◆ Stated exercise ◆
Copy each line that contains the string "chart".

-- Material start --

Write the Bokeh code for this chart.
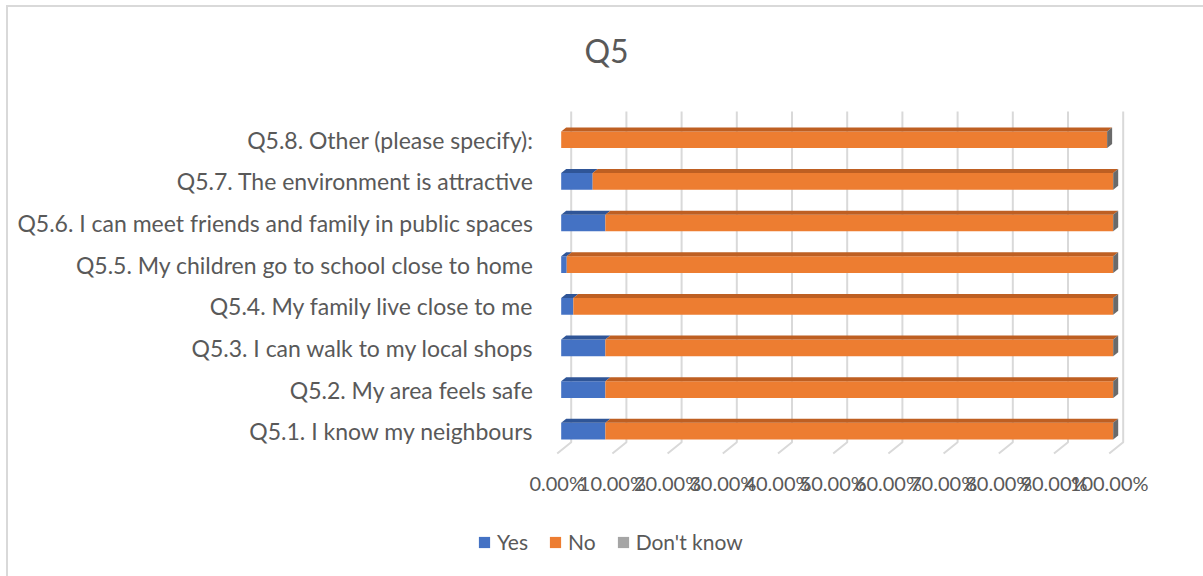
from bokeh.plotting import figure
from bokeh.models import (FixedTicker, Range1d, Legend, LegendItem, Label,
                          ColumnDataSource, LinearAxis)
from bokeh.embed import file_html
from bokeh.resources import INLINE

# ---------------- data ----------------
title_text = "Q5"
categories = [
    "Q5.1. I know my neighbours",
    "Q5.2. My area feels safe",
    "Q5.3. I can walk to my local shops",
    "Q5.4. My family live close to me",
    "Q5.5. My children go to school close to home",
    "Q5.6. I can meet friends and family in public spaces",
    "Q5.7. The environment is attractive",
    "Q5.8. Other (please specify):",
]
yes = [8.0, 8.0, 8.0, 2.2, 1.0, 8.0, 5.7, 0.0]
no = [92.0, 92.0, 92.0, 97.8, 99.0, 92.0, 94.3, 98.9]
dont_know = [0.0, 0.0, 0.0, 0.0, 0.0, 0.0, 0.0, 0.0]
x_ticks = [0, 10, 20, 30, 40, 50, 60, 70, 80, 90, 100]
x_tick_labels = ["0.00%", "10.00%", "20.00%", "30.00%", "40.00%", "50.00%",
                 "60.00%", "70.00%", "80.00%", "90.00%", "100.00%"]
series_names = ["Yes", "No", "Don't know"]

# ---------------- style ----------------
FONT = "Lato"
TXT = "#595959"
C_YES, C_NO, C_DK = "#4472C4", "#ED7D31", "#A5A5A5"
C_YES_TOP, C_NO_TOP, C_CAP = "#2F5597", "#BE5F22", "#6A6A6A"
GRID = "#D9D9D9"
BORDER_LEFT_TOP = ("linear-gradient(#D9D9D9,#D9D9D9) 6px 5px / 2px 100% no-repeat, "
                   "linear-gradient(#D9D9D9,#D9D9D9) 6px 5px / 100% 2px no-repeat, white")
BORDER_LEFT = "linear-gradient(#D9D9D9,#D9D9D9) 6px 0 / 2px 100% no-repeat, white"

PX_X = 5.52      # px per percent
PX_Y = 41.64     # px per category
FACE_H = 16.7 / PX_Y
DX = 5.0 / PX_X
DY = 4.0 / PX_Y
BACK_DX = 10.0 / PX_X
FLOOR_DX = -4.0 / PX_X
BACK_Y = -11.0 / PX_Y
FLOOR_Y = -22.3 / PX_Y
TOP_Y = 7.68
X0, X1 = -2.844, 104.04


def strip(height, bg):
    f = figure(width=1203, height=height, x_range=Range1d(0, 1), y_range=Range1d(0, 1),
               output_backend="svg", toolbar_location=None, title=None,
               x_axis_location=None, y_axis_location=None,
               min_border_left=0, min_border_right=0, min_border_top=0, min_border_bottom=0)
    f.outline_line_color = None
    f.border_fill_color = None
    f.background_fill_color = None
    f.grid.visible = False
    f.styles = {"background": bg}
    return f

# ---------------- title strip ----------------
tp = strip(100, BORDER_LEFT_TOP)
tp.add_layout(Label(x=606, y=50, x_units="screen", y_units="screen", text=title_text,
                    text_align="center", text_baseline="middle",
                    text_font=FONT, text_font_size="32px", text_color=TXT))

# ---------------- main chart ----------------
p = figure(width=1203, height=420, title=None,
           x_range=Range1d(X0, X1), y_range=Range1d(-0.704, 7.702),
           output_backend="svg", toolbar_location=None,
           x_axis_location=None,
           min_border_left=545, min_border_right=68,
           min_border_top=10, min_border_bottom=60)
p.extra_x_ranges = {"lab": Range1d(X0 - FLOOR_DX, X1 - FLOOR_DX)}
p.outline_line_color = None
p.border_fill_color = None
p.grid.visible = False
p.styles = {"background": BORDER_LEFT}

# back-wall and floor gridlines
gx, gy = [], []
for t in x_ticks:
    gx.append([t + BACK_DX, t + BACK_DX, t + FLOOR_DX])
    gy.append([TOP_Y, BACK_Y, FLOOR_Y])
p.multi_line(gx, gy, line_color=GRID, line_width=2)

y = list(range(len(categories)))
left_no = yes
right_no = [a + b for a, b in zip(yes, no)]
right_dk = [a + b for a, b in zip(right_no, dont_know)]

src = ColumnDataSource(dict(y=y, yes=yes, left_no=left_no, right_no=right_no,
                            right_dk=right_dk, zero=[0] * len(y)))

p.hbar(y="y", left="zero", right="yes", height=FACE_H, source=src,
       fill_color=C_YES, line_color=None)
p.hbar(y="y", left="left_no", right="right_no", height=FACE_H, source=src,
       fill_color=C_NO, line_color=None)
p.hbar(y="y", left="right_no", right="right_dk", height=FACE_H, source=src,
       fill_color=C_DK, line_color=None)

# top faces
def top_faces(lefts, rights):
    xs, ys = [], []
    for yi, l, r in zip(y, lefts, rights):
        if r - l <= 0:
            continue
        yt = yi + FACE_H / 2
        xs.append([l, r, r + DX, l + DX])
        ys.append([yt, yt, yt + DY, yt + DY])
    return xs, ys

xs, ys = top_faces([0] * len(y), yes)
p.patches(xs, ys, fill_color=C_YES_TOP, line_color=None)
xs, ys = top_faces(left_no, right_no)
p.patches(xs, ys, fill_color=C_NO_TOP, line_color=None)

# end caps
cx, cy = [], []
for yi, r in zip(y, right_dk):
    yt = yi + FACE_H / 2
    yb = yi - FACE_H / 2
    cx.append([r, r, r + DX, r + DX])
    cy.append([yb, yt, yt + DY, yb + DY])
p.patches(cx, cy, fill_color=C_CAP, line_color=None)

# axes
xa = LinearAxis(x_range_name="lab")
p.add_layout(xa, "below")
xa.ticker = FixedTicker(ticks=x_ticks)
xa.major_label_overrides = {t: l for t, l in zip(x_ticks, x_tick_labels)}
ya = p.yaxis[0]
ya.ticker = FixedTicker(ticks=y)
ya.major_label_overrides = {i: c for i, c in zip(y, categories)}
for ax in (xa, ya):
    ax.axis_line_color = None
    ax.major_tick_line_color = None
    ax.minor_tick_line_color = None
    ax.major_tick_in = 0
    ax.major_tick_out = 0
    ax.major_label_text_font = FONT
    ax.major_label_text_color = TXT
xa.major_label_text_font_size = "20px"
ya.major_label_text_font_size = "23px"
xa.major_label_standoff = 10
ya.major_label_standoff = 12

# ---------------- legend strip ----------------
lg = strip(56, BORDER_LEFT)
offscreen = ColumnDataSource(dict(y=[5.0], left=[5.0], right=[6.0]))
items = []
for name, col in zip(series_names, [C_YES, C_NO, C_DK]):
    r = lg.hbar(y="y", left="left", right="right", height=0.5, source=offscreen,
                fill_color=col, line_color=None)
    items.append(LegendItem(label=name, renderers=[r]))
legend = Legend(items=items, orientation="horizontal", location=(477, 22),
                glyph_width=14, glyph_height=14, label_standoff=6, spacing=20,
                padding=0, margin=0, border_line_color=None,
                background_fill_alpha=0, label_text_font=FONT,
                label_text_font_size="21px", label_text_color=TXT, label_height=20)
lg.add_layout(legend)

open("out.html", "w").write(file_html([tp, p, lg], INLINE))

-- Material end --

◆ Response ◆
Write the Bokeh code for this chart.
# ---------------- main chart ----------------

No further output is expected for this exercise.